* Brief:
Exactly retype the lines from the top of the data through the line containing "(user) at (137,235)", leaving out every picture.

* Dataset section:
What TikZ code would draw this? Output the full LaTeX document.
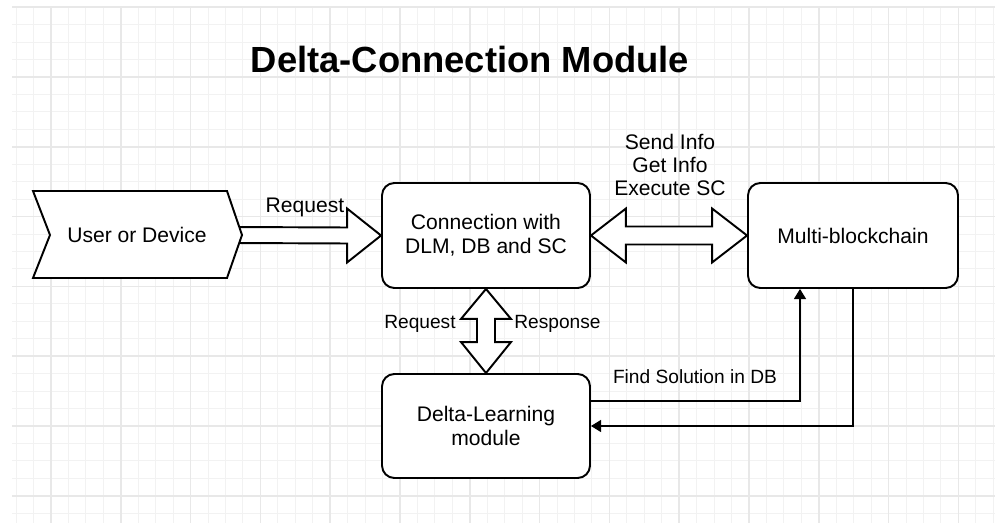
\documentclass[tikz,border=0pt]{standalone}
\usepackage{fontspec}
\setmainfont{Liberation Sans}
\usetikzlibrary{calc,arrows.meta}

\begin{document}
\begin{tikzpicture}[x=0.02cm,y=-0.02cm,
    box/.style={draw,line width=1.1pt,rounded corners=7pt,fill=white,align=center,font=\fontsize{12}{13.5}\selectfont,inner sep=0pt,minimum width=4.16cm,minimum height=2.1cm},
    fat/.style={draw,line width=1.1pt,fill=white,line join=miter},
    link/.style={draw,line width=1.1pt,-{Triangle[length=5.8pt,width=6.8pt]}},
    lbl/.style={font=\fontsize{12}{13}\selectfont,align=center,inner sep=0pt},
    small/.style={lbl,font=\fontsize{10.9}{12}\selectfont},
    minor/.style={draw=black!5,line width=0.6pt},
    major/.style={draw=black!9,line width=0.9pt}]
          \useasboundingbox (0,0) rectangle (995,523);
          \fill[white] (0,0) rectangle (995,523);

          % background grid
          \foreach \k in {-2,...,54} \draw[minor] ({51+17.45*\k},8) -- ({51+17.45*\k},523);
          \foreach \k in {-4,...,25} \draw[minor] (12,{77+17.45*\k}) -- (995,{77+17.45*\k});
          \foreach \k in {0,...,13} \draw[major] ({51+69.8*\k},8) -- ({51+69.8*\k},523);
          \foreach \k in {-1,...,6} \draw[major] (12,{77+69.8*\k}) -- (995,{77+69.8*\k});

          \node[font=\bfseries\fontsize{20.7}{25}\selectfont] (title) at (470,60) {Delta-Connection Module};

          \coordinate (usertip) at (242,235);
          \node[box] (conn) at (486,235.5) {Connection with\\DLM, DB and SC};
          \node[box,minimum width=4.2cm] (multi) at (853,235.5) {Multi-blockchain};
          \node[box,minimum height=2.08cm] (delta) at (486,426) {Delta-Learning\\module};

          \draw[fat] ($(usertip)+(-10,-8)$) -- ($(conn.west)+(-34,-8)$) -- ($(conn.west)+(-34,-27)$) -- (conn.west) -- ($(conn.west)+(-34,27)$) -- ($(conn.west)+(-34,8)$) -- ($(usertip)+(-10,8)$);
          \draw[fat] (33,191) -- (227,191) -- (usertip) -- (227,278) -- (33,278) -- (50,235) -- cycle;
          \node[lbl] (user) at (137,235) {User or Device};

          \draw[fat] (conn.east) -- ++(35,-27) -- ++(0,18) -- ($(multi.west)+(-35,-9)$) -- ++(0,-18) -- (multi.west) -- ++(-35,27) -- ++(0,-18) -- ($(conn.east)+(35,9)$) -- ++(0,18) -- cycle;
          \draw[fat] (conn.south) -- ++(-25,30) -- ++(16,0) -- ($(delta.north)+(-9,-31)$) -- ++(-16,0) -- (delta.north) -- ++(25,-31) -- ++(-16,0) -- ($(conn.south)+(9,30)$) -- ++(16,0) -- cycle;

          \draw[link] ($(delta.east)+(0,-25)$) -| ($(multi.south)+(-53,0)$);
          \draw[link] (multi.south) |- (delta.east);

          \node[lbl] (req) at (305,207) {Request};
          \node[lbl] (ops) at (670,165) {Send Info\\Get Info\\Execute SC};
          \node[small,anchor=east] (reqdown) at (456,324) {Request};
          \node[small,anchor=west] (resp) at (514,324) {Response};
          \node[small] (find) at (695,377) {Find Solution in DB};
        \end{tikzpicture}
\end{document}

* Written answer:
What TikZ code would draw this? Output the full LaTeX document.
\documentclass[tikz,border=0pt]{standalone}
\usepackage{fontspec}
\setmainfont{Liberation Sans}
\usetikzlibrary{calc,arrows.meta}

\begin{document}
\begin{tikzpicture}[x=0.02cm,y=-0.02cm,
    box/.style={draw,line width=1.1pt,rounded corners=7pt,fill=white,align=center,font=\fontsize{12}{13.5}\selectfont,inner sep=0pt,minimum width=4.16cm,minimum height=2.1cm},
    fat/.style={draw,line width=1.1pt,fill=white,line join=miter},
    link/.style={draw,line width=1.1pt,-{Triangle[length=5.8pt,width=6.8pt]}},
    lbl/.style={font=\fontsize{12}{13}\selectfont,align=center,inner sep=0pt},
    small/.style={lbl,font=\fontsize{10.9}{12}\selectfont},
    minor/.style={draw=black!5,line width=0.6pt},
    major/.style={draw=black!9,line width=0.9pt}]
          \useasboundingbox (0,0) rectangle (995,523);
          \fill[white] (0,0) rectangle (995,523);

          % background grid
          \foreach \k in {-2,...,54} \draw[minor] ({51+17.45*\k},8) -- ({51+17.45*\k},523);
          \foreach \k in {-4,...,25} \draw[minor] (12,{77+17.45*\k}) -- (995,{77+17.45*\k});
          \foreach \k in {0,...,13} \draw[major] ({51+69.8*\k},8) -- ({51+69.8*\k},523);
          \foreach \k in {-1,...,6} \draw[major] (12,{77+69.8*\k}) -- (995,{77+69.8*\k});

          \node[font=\bfseries\fontsize{20.7}{25}\selectfont] (title) at (470,60) {Delta-Connection Module};

          \coordinate (usertip) at (242,235);
          \node[box] (conn) at (486,235.5) {Connection with\\DLM, DB and SC};
          \node[box,minimum width=4.2cm] (multi) at (853,235.5) {Multi-blockchain};
          \node[box,minimum height=2.08cm] (delta) at (486,426) {Delta-Learning\\module};

          \draw[fat] ($(usertip)+(-10,-8)$) -- ($(conn.west)+(-34,-8)$) -- ($(conn.west)+(-34,-27)$) -- (conn.west) -- ($(conn.west)+(-34,27)$) -- ($(conn.west)+(-34,8)$) -- ($(usertip)+(-10,8)$);
          \draw[fat] (33,191) -- (227,191) -- (usertip) -- (227,278) -- (33,278) -- (50,235) -- cycle;
          \node[lbl] (user) at (137,235) {User or Device};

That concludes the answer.